I don’t know where Bill is now and I never went to the track with him, but I do know this. It was a perfect spring afternoon and the horses would have been amazing to watch.

Questions: What belief turned out to be a paper tiger when you challenged it? How would you rate the length of my posts? A bit long? Way too long? About right? I’d like to improve my offerings here to make them more readable and useful. Thanks!

  • Karen Dickens Emerson

    Oh, this one is way too true, except for the part about your face not actually sticking like that. Mine did. That aside, my mother’s mantra, “You can’t do that, it’s too competitive” has taken a good long life to overcome, and I am still not sure I have gotten over it. I have always been one to shoot for the stars, not seeing why not until BOOM! Mom’s bazooka, loaded with her fears shot it down again and again, even when I was well on the path and already attaining some level of success. I don’t know why I bought into it, but I still get shaky approaching my dreams, and have a hard time believing them when they are realizing. I have ways of diminishing the success by taking myself for granted. “Oh if I could do that, anyone could. It’s no big deal.” But when I can step out and look at those things more objectively, I see that I have a set of uncommon and special qualities. Little by little, I am learning to trust myself and keep my eye on those stars they way you keep your eye on the ball. I appreciate your words which add strength and courage, making things appear perhaps a little less daunting.

  • Russ Packham

    All I know about parenting, I learned from Bill Cosby. Some day, if I ever have kids, I’m prepared…maybe. I’m slowly overcoming the “You don’t want to do that. There’s no future in that…” statements I heard growing up. This usually occurred when I announced my latest future profession that wasn’t in the medical or legal field. I didn’t write those two off, I spent a summer working at a hospital as a volunteer and learned enought to know that a career there wasn’t for me. A quick glance at the tomes of legal reference works were enough to put me off the legal path.
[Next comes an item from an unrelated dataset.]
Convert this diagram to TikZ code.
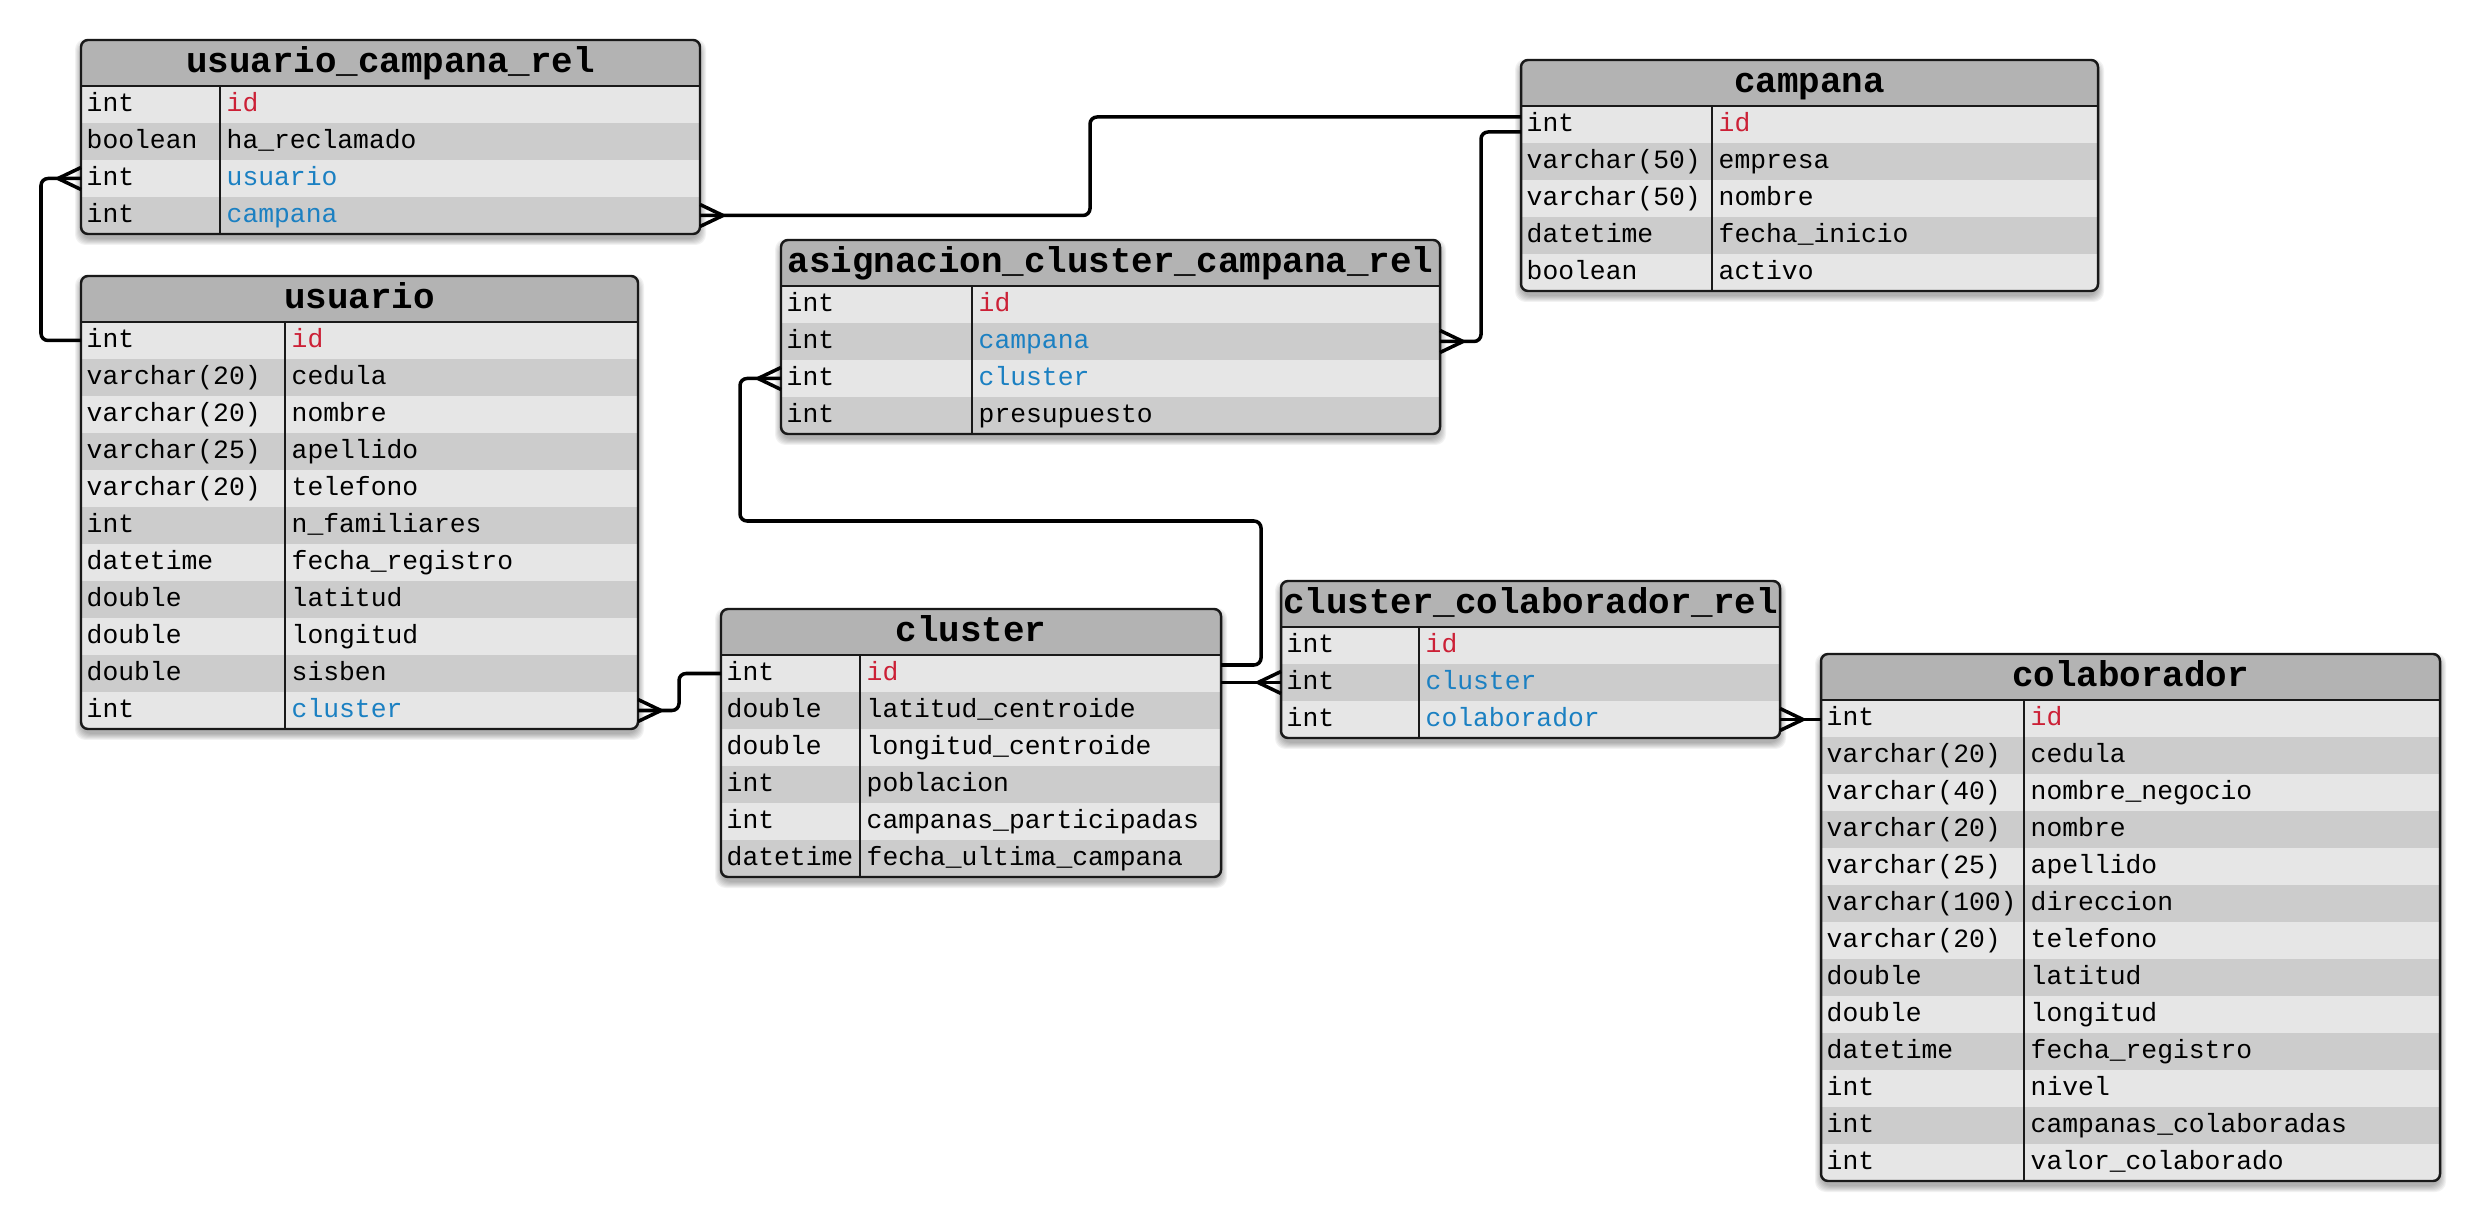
\documentclass[tikz,border=0pt]{standalone}
\usepackage{fontspec}
\setmonofont{Liberation Mono}
\usetikzlibrary{arrows.meta}

\definecolor{headgray}{HTML}{B3B3B3}
\definecolor{rowodd}{HTML}{E6E6E6}
\definecolor{roweven}{HTML}{CCCCCC}
\definecolor{pkred}{HTML}{CC2036}
\definecolor{fkblue}{HTML}{1B80C2}

% crow's foot (many) end of a relation
\pgfdeclarearrow{
  name = Crow,
  parameters = {\the\pgfarrowlength,\the\pgfarrowwidth},
  setup code = {
    \pgfarrowssettipend{0pt}
    \pgfarrowssetlineend{0pt}
    \pgfarrowssetbackend{-\pgfarrowlength}
    \pgfarrowssetvisualbackend{-\pgfarrowlength}
    \pgfarrowshullpoint{0pt}{.5\pgfarrowwidth}
    \pgfarrowshullpoint{0pt}{-.5\pgfarrowwidth}
    \pgfarrowshullpoint{-\pgfarrowlength}{0pt}
    \pgfarrowssavethe\pgfarrowlength
    \pgfarrowssavethe\pgfarrowwidth
  },
  drawing code = {
    \pgfsetdash{}{0pt}
    \pgfpathmoveto{\pgfqpoint{0pt}{.5\pgfarrowwidth}}
    \pgfpathlineto{\pgfqpoint{-\pgfarrowlength}{0pt}}
    \pgfpathlineto{\pgfqpoint{0pt}{-.5\pgfarrowwidth}}
    \pgfusepathqstroke
  },
  defaults = {length=2.3mm, width=2.2mm}
}

% one table: name, top left, width, type column, rows, type/field/colour list
\newcommand{\erdtable}[6]{%
  \begin{scope}[shift={#2}]
    \pgfmathsetmacro{\tblh}{46+37*#5}
    \foreach \s in {0,...,6}
      \fill[tblshadow] (-\s,5-\s) rectangle (#3+\s,\tblh+5+\s);
    \begin{scope}
      \clip[rounded corners=2pt] (0,0) rectangle (#3,\tblh);
      \node[tblhead, minimum width=#3*0.1mm] (#1) at (0,0) {#1};
      \foreach \type/\field/\kind [count=\i] in {#6} {
        \ifodd\i \def\rowfill{rowodd}\else\def\rowfill{roweven}\fi
        \node[tblrow, fill=\rowfill, minimum width=#3*0.1mm] (#1-\field) at (0,{46+37*(\i-1)}) {};
        \node[cell] at ([xshift=0.5mm]#1-\field.west) {\type};
        \node[cell, text=\kind] at ([xshift={(#4+6)*0.1mm}]#1-\field.west) {\field};
      }
    \end{scope}
    \draw[tblline, rounded corners=2pt] (0,0) rectangle (#3,\tblh);
    \draw[tblline] (0,46) -- (#3,46);
    \draw[tblline] (#4,46) -- (#4,\tblh);
  \end{scope}
}

\begin{document}
\catcode`\_=12
\begin{tikzpicture}[x=0.1mm, y=-0.1mm,
    font=\ttfamily\fontsize{7.5}{9}\selectfont,
    tblshadow/.style={fill=black, opacity=0.05, rounded corners=3pt},
    tblhead/.style={anchor=north west, fill=headgray, inner sep=0, outer sep=0,
      minimum height=4.6mm, text height=7.6pt, text depth=2pt,
      font=\ttfamily\bfseries\fontsize{10.2}{12}\selectfont},
    tblrow/.style={anchor=north west, inner sep=0, outer sep=0, minimum height=3.7mm},
    cell/.style={anchor=west, inner sep=0, text height=5.3pt, text depth=1.5pt},
    tblline/.style={line width=0.7pt, draw=black!90},
    rel/.style={line width=1pt, rounded corners=2pt}]
  \useasboundingbox (0,0) rectangle (2481,1221);

  \erdtable{usuario_campana_rel}{(81,40)}{619}{139}{4}{int/id/pkred, boolean/ha_reclamado/black,
    int/usuario/fkblue, int/campana/fkblue}
  \erdtable{usuario}{(81,276)}{557}{204}{11}{int/id/pkred, varchar(20)/cedula/black,
    varchar(20)/nombre/black, varchar(25)/apellido/black, varchar(20)/telefono/black,
    int/n_familiares/black, datetime/fecha_registro/black, double/latitud/black,
    double/longitud/black, double/sisben/black, int/cluster/fkblue}
  \erdtable{campana}{(1521,60)}{577}{191}{5}{int/id/pkred, varchar(50)/empresa/black,
    varchar(50)/nombre/black, datetime/fecha_inicio/black, boolean/activo/black}
  \erdtable{asignacion_cluster_campana_rel}{(781,240)}{659}{191}{4}{int/id/pkred,
    int/campana/fkblue, int/cluster/fkblue, int/presupuesto/black}
  \erdtable{cluster}{(721,609)}{500}{139}{6}{int/id/pkred, double/latitud_centroide/black,
    double/longitud_centroide/black, int/poblacion/black, int/campanas_participadas/black,
    datetime/fecha_ultima_campana/black}
  \erdtable{cluster_colaborador_rel}{(1281,581)}{499}{138}{3}{int/id/pkred,
    int/cluster/fkblue, int/colaborador/fkblue}
  \erdtable{colaborador}{(1821,654)}{619}{203}{13}{int/id/pkred, varchar(20)/cedula/black,
    varchar(40)/nombre_negocio/black, varchar(20)/nombre/black, varchar(25)/apellido/black,
    varchar(100)/direccion/black, varchar(20)/telefono/black, double/latitud/black,
    double/longitud/black, datetime/fecha_registro/black, int/nivel/black,
    int/campanas_colaboradas/black, int/valor_colaborado/black}

  % relations
  \draw[rel, -Crow] (usuario-id.west) -- ++(-40,0) |- (usuario_campana_rel-usuario.west);
  \draw[rel, Crow-] (usuario_campana_rel-campana.east) -- ++(390,0) |- ([yshift=0.75mm]campana-id.west);
  \draw[rel, Crow-] (asignacion_cluster_campana_rel-campana.east) -- ++(41,0) |- ([yshift=-0.75mm]campana-id.west);
  \draw[rel, Crow-] (asignacion_cluster_campana_rel-cluster.west) -- ++(-41,0) -- ++(0,142.5) -- ++(521,0)
    |- ([yshift=0.85mm]cluster-id.east);
  \draw[rel, Crow-] (usuario-cluster.east) -- ++(41,0) |- (cluster-id.west);
  \draw[rel, -Crow] (cluster-id.east |- cluster_colaborador_rel-cluster.west) -- (cluster_colaborador_rel-cluster.west);
  \draw[rel, Crow-] (cluster_colaborador_rel-colaborador.east) -- (cluster_colaborador_rel-colaborador.east -| colaborador-id.west);
\end{tikzpicture}
\end{document}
    I had an accounting instructor in college that really used to make us think. He would give us a simple business transaction and ask us for the book entries for that transaction. As soon as one student gave an answer, his response would be, “That’s correct. Now, give me another set of entries.” What he was demonstrating is that accounting entries are not exactly carved in stone. There is no single correct set of entries for any transaction. Some people think “creative accounting” is an oxymoron, but after over 20 years in the profession, I can tell you it’s the rule rather than the exception.

    Now when I’m faced with a challenge, I look at an outcome of just one of many possiblilities. I find I have more options than I thought at first sight.

    Great post, Tim. And I find the posts just right in length. As Mozart once said when his work was criticized as having “too many notes,” he said, “I used exactly as many notes as I needed. No more and no fewer.”